William D Clinger <····@ccs.neu.edu> writes:

> > b) Why is the C implementation that much faster than either of the
> >    Lisp ones, even the hash-table approach?
> 
> Is it possible that you are comparing unsafe C code (there isn't
> any other kind) with safe Lisp code?  Is it possible that you are
> comparing arithmetic mod 2^32 with unlimited precision integer
> arithmetic?
[...]
> Lots of things could be going on, and it's hard to guess without
> seeing the actual code.

All of these are quite possible, and I am very curious as to how to
avoid either.  I have posted the Lisp code to the newsgroup, so you
can inspect it and see what have I done wrong.  I no longer have the C
code, but it should be easy enough to write.

-- 
Hrvoje Niksic <·······@srce.hr> | Student at FER Zagreb, Croatia
--------------------------------+--------------------------------
* Q: What is an experienced Emacs user?
* A: A person who wishes that the terminal had pedals.

From: William D Clinger
Subject: Re: A simple Lisp program -- algorithm and speed issues
Date: Tue, 11 Mar 1997 00:00:00 +0000
Message-ID: <3325AFBD.49BC@ccs.neu.edu>

Thanks for posting the Common Lisp code.  I spent about 15 minutes
on this, and came up with the following timings using Sun (Lucid)
Common Lisp and Chez Scheme on a SPARC.

1.  original code with default optimization        4.0 seconds
2.  original code with optimizations enabled (*)   3.7
3.  using STRING= and STRING<                      3.5
4.  after defining TREE-UPDATED to return NIL      3.4
5.  the obvious translation of (3) into Scheme     1.2

(*) For (2) through (4) I incanted 
    (proclaim '(optimize (speed 3) (safety 0) (compilation-speed 0)))
                                              ^^^^^^^^^^^^^^^^^^^^^
                                              Only for Sun CL
These numbers show that:

Almost all of the time is being spent in TDP, not in TREE-UPDATED
or TREE-INORDER.

A fairly large chunk of this time must be due to inefficiencies
in the way that Sun Common Lisp implements things like READ-LINE,
POSITION, SUBSEQ, and PARSE-INTEGER.  In the Scheme version I
wrote READ-LINE and POSITION myself in Scheme (although I could
have pulled them out of SLIB), and used the standard SUBSTRING
and STRING->NUMBER operations.  The Common Lisp equivalents are
more general, but tend to be considerably slower for that very
reason.

If I really cared about making this code fast, I would:

    *  Use Scheme instead of Common Lisp.
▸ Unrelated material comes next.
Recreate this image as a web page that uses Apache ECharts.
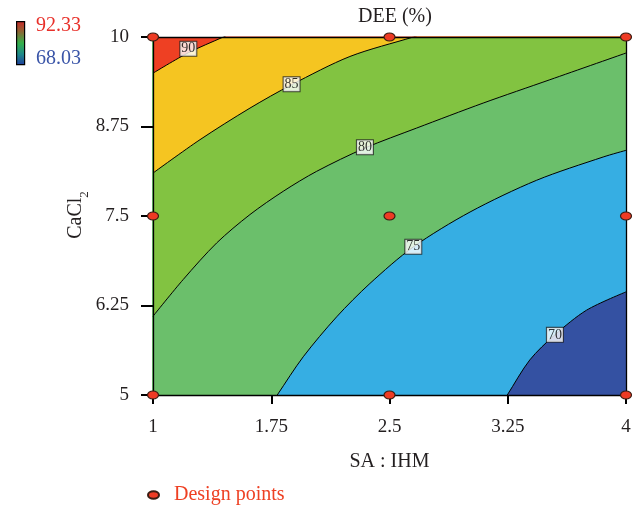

    *  Read characters into a fixed buffer, and never allocate
       a string for a word that had already been seen.

    *  Rewrite TREE-UPDATED to transform the non-tail calls,
       most of which are actually unnecessary, into tail calls
       that are always necessary.

Will

--------
; Scheme code used to obtain timing (5).

(define (tree-updated root-node value)
  "Add new element to binary tree."
  (cond ((null? root-node)
         (cons value (cons '() '())))
        ((string=? (car value) (caar root-node))
         (set-car! (cdar root-node) (+ (cadar root-node) (cadr value)))
         root-node)
        ((string<? (car value) (caar root-node))
         (set-car! (cdr root-node) (tree-updated (cadr root-node) 
value))
         root-node)
        (else
         (set-cdr! (cdr root-node) (tree-updated (cddr root-node) 
value))
         root-node)))

(define (tree-inorder root-node)
  "List tree starting with the leftmost node."
  (if (not (null? root-node))
      (begin
    (tree-inorder (cadr root-node))
    (write (car root-node))
    (newline)
    (tree-inorder (cddr root-node)))))

(define (tdp)
  "Just for testing tree structures."
  (let ((tree-root-node '()))
    (call-with-input-file
     "junk2"
     (lambda (in)
       (let ((n 0))
         (do ((line (read-line in) (read-line in)))
             ((zero? (string-length line)))
             (set! n (position #\Space line))
             (set! tree-root-node (tree-updated
                                   tree-root-node
                                   (list (substring line 0 n)
                                         (string->number
                                          (substring line
                                                     (+ n 1)
                                                     (string-length 
line))))))))
       (tree-inorder tree-root-node)))))

(define (position c s)
  (let ((n (string-length s)))
    (define (loop i)
      (cond ((= i n)
             -1)
            ((char=? c (string-ref s i))
             i)
            (else
             (loop (+ i 1)))))
    (loop 0)))
    

(define (read-line in)
  (define (loop i)
    (let ((c (read-char in)))
      (cond ((eof-object? c)
             (substring line-buffer 0 i))
            ((char=? c #\newline)
             (substring line-buffer 0 i))
            (else
             (string-set! line-buffer i c)
             (loop (+ i 1))))))
  (loop 0))

(define line-buffer (make-string 1024 #\space))

From: Hrvoje Niksic
Subject: Re: A simple Lisp program -- algorithm and speed issues
Date: Tue, 11 Mar 1997 00:00:00 +0000
Message-ID: <kigu3mikyvm.fsf@jagor.srce.hr>

William D Clinger <····@ccs.neu.edu> writes:

> Thanks for posting the Common Lisp code.  I spent about 15 minutes
> on this, and came up with the following timings using Sun (Lucid)
> Common Lisp and Chez Scheme on a SPARC.

Thanks for analyzing it.

> 3.  using STRING= and STRING<                      3.5
> 4.  after defining TREE-UPDATED to return NIL      3.4
[...]
> Almost all of the time is being spent in TDP, not in TREE-UPDATED
> or TREE-INORDER.

Yes, I have rechecked with CMU CL on a sparc, and you are right --
time spent in `tree-inorder' seems to be negligible (which is *very*
different from our previous results, which led us to a wrong track).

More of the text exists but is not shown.